With your love for movies and writing, do you see yourself ever writing a screenplay for a movie?


I don’t know.  I’ve always thought that the best movies come out of a book.  The best screenplays come out of books that are already written because there’s so much backstory.  You have so much happening on the screen that you cannot even see.  There are things you can’t see but they’re there in the background.   I can’t see myself writing a screenplay and have it be in any way satisfying.  I would want to go in much deeper than that.  That’s just how I’m seeing it right now.


You have said that you had avoided participating in 80s tours but that you have done some recently.  What has that experience been like for you?


I’ve done quite a few of these shows now and started doing them in 2019.  The ones I’m doing, the Lost 80s tours, only let you do a couple of songs and they have to be your hits.  As a performer, it’s lovely to see the people reacting so positively and it makes them so happy.  They give you so much response and love.  It’s kind of the reaction I always wanted but never got because I kind of disappeared right at a certain point.  It feels great when you have thousands of people just really thrilled to see your face and hear that one song, and I do like that.  It’s a little empty feeling for me, though, because I’ve done other records and have evolved and have tried to expand as an artist.  It does feel a little empty in moments when I think of some of the things I want to be doing on stage.  But I’m happy.  That’s a quality problem.  All that love is much appreciated.


What’s next for you?  I read that you are working on a new album.

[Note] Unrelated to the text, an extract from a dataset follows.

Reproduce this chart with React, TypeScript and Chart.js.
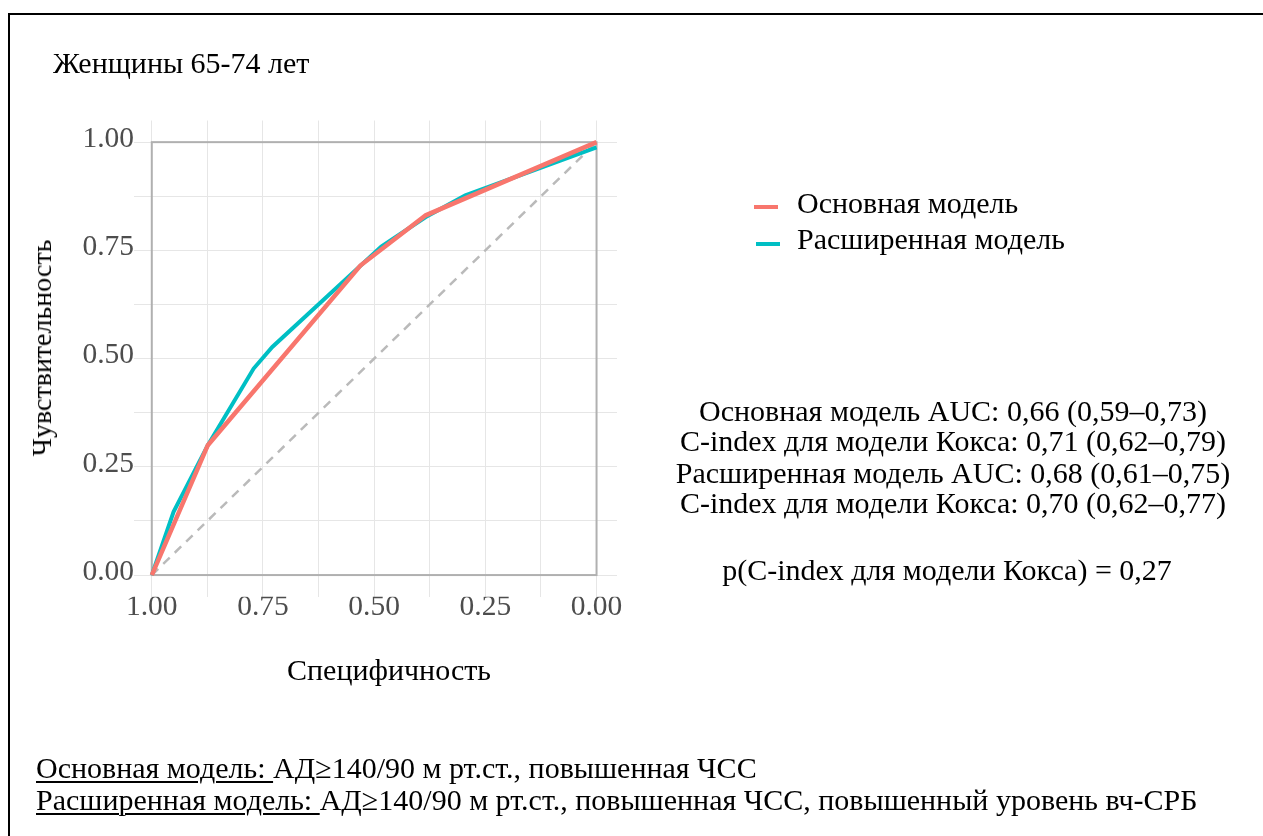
import React, { useEffect, useRef } from "react";
import { Chart, registerables } from "chart.js";

Chart.register(...registerables);

// ---- Data ----
const specBase = [1.0, 0.874, 0.531, 0.384, 0.0];
const sensBase = [0.0, 0.3, 0.715, 0.831, 1.0];

const specExt = [1.0, 0.951, 0.874, 0.771, 0.729, 0.484, 0.384, 0.295, 0.0];
const sensExt = [0.0, 0.146, 0.3, 0.477, 0.527, 0.759, 0.827, 0.877, 0.988];

const diagSpec = [1.0, 0.0];
const diagSens = [0.0, 1.0];

const tickValues = [0, 0.125, 0.25, 0.375, 0.5, 0.625, 0.75, 0.875, 1.0];
const labeledTicks = [0, 0.25, 0.5, 0.75, 1.0];

const seriesNames = ["Основная модель", "Расширенная модель"];
const seriesColors = ["#F8766D", "#00BFC4"];

const titleText = "Женщины 65-74 лет";
const xTitle = "Специфичность";
const yTitle = "Чувствительность";
const statLines = [
  "Основная модель AUC: 0,66 (0,59–0,73)",
  "C-index для модели Кокса: 0,71 (0,62–0,79)",
  "Расширенная модель AUC: 0,68 (0,61–0,75)",
  "C-index для модели Кокса: 0,70 (0,62–0,77)",
];
const pText = "p(C-index для модели Кокса) = 0,27";
const footLabels = ["Основная модель: ", "Расширенная модель: "];
const footTexts = [
  "АД≥140/90 м рт.ст., повышенная ЧСС",
  "АД≥140/90 м рт.ст., повышенная ЧСС, повышенный уровень вч-СРБ",
];

const FONT = '"Liberation Serif", "Times New Roman", serif';
const FS = 30;
const TICK_FS = 29.5;
const BASE = 0.8375 * FS;

const toPts = (xs: number[], ys: number[]) => xs.map((x, i) => ({ x, y: ys[i] }));

const framePlugin = {
  id: "frame",
  beforeDatasetsDraw(chart: any) {
    const { ctx, scales } = chart;
    const x0 = scales.x.getPixelForValue(1);
    const x1 = scales.x.getPixelForValue(0);
    const y0 = scales.y.getPixelForValue(0);
    const y1 = scales.y.getPixelForValue(1);
    ctx.save();
    ctx.strokeStyle = "#b0b0b0";
    ctx.lineWidth = 2;
    ctx.strokeRect(x0, y1, x1 - x0, y0 - y1);
    ctx.restore();
  },
};

export default function App() {
  const ref = useRef<HTMLCanvasElement>(null);

  useEffect(() => {
    document.body.style.margin = "0";
    document.body.style.overflow = "hidden";
    const setTicks = (scale: any) => {
      scale.ticks = tickValues.map((v) => ({ value: v }));
    };
    const label = (v: any) => {
      const n = Number(v);
      return labeledTicks.some((t) => Math.abs(t - n) < 1e-6) ? n.toFixed(2) : "";
    };
    const chart = new Chart(ref.current as HTMLCanvasElement, {
      type: "line",
      data: {
        datasets: [
          {
            label: seriesNames[0],
            data: toPts(specBase, sensBase),
            borderColor: seriesColors[0],
            borderWidth: 4.5,
            pointRadius: 0,
            tension: 0,
          },
          {
            label: seriesNames[1],
            data: toPts(specExt, sensExt),
            borderColor: seriesColors[1],
            borderWidth: 4,
            pointRadius: 0,
            tension: 0,
          },
          {
            label: "diag",
            data: toPts(diagSpec, diagSens),
            borderColor: "#bababa",
            borderWidth: 2.5,
            borderDash: [9, 7],
            pointRadius: 0,
          },
        ],
      },
      options: {
        responsive: false,
        animation: false,
        layout: { padding: { left: 0, top: 120.5, right: 1263 - 617, bottom: 0 } },
        plugins: { legend: { display: false }, tooltip: { enabled: false } },
        scales: {
          x: {
            type: "linear",
            reverse: true,
            min: -0.046,
            max: 1.04,
            afterBuildTicks: setTicks,
            afterFit: (s: any) => {
              s.height = 836 - 596.7;
            },
            border: { display: false },
            grid: { color: "#e6e6e6", lineWidth: 1, drawTicks: false },
            ticks: {
              callback: label,
              autoSkip: false,
              maxRotation: 0,
              padding: -4.5,
              color: "#4d4d4d",
              font: { family: FONT, size: TICK_FS, lineHeight: 1 },
            },
          },
          y: {
            type: "linear",
            min: -0.05,
            max: 1.05,
            afterBuildTicks: setTicks,
            afterFit: (s: any) => {
              s.width = 134;
            },
            border: { display: false },
            grid: { color: "#e6e6e6", lineWidth: 1, drawTicks: false },
            ticks: {
              callback: label,
              autoSkip: false,
              padding: 0,
              labelOffset: -3,
              color: "#4d4d4d",
              font: { family: FONT, size: TICK_FS },
            },
          },
        },
      },
      plugins: [framePlugin],
    });
    return () => chart.destroy();
  }, []);

  const txt = (extra: React.CSSProperties): React.CSSProperties => ({
    position: "absolute",
    whiteSpace: "nowrap",
    fontSize: FS,
    lineHeight: `${FS}px`,
    color: "#000",
    ...extra,
  });

  const statBaselines = [421, 451, 483, 513];

  return (
    <div
      style={{
        position: "relative",
        width: 1263,
        height: 836,
        overflow: "hidden",
        background: "#fff",
        fontFamily: FONT,
      }}
    >
      <div
        style={{
          position: "absolute",
          left: 8,
          top: 13,
          width: 1320,
          height: 900,
          border: "2px solid #000",
          boxSizing: "border-box",
        }}
      />
      <canvas
        ref={ref}
        width={1263}
        height={836}
        style={{ position: "absolute", left: 0, top: 0, width: 1263, height: 836 }}
      />
      <div style={txt({ left: 53, top: 73 - BASE })}>{titleText}</div>

      {seriesNames.map((n, i) => (
        <React.Fragment key={n}>
          <div
            style={{
              position: "absolute",
              left: 754 + i * 2,
              top: (i === 0 ? 207 : 244) - 2,
              width: 24,
              height: 4,
              background: seriesColors[i],
            }}
          />
          <div style={txt({ left: 797, top: (i === 0 ? 212.7 : 249) - BASE })}>{n}</div>
        </React.Fragment>
      ))}

      {statLines.map((s, i) => (
        <div
          key={i}
          style={txt({ left: 953 - 400, width: 800, textAlign: "center", top: statBaselines[i] - BASE })}
        >
          {s}
        </div>
      ))}
      <div style={txt({ left: 947 - 400, width: 800, textAlign: "center", top: 580 - BASE })}>{pText}</div>

      <div style={txt({ left: 389, top: 670, transform: "translate(-50%, -50%)" })}>{xTitle}</div>
      <div
        style={txt({
          left: 42,
          top: 348,
          fontSize: 28,
          lineHeight: "28px",
          transform: "translate(-50%, -50%) rotate(-90deg)",
        })}
      >
        {yTitle}
      </div>

      {footLabels.map((l, i) => (
        <div key={l} style={txt({ left: 36, top: (i === 0 ? 778 : 810) - BASE })}>
          <span style={{ textDecoration: "underline", textDecorationThickness: "2px", textUnderlineOffset: "3px" }}>
            {l}
          </span>
          {footTexts[i]}
        </div>
      ))}
    </div>
  );
}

Yes.  I’m writing and writing is hard.  Writing is so hard (laughs).  That is happening and I wish it was faster, but I am about halfway through a record.  It seems to be following pretty much in the footsteps of “Ukranian Cowboy” with a spaghetti western feeling.  I don’t know where this is coming from, but there is a lot of western, Morricone elements going on.  I’m just kind of following that.   You don’t know where it comes from, but it’s fun to see what’s happening in that way.  We’re releasing all of my old catalog, so I have to sneak in certain new things.  I don’t want to just be thought of from my older material.  From The Hip is next and then I think it’s going to be Pussycat Babylon and very few people heard these records, so I’m really looking forward to that.  I mean, us musicians just want someone to hear us (laughs)!  It’s really that simple.


Do you have any performances coming up?  I know with coronavirus that artists are doing a lot of livestream performances and drive-in concerts and things like that.


The closest I got was this “Flatten The Curve” song I was on a few weeks ago, with a lot of different artists.  We all recorded remotely and that was odd, to be video taping myself and recording my own vocals in front of a mirror.  We were supposed to have a show in San Francisco in September, but I feel that is pretty much not going to happen.  We were supposed to do some pretty big venues all across the country, but we just don’t know.  There’s no way to plan it out right now.  I’m planning on a couple of new videos.  I actually had a video planned and it got cancelled.  I think now that everyone knows a little more how to be safe and how to do something with a couple of people that makes it all safe.  Mainly, two new videos and a new record are what’s happening.  That’s my plan.  It’s sad because we were supposed to go to Japan and New York on tour, but we’ll see.  Everyone is in the same boat and it’s quite a learning lesson.  I can’t quite figure out what I’m learning, but I’m supposed to be learning.  Aren’t we supposed to be learning something (laughs)?  I do have a new connection with my cats (laughs)!  They’re really happy I’m around.  I think a lot of interesting art is going to come out of this period and so much positive social and political results.  I think it’s cleaning and clearing the decks.  They’re being wiped down and it just seems that it kind of had to happen for everything to reboot.  I just have to believe that there is some meaning to it all.  I need to believe that.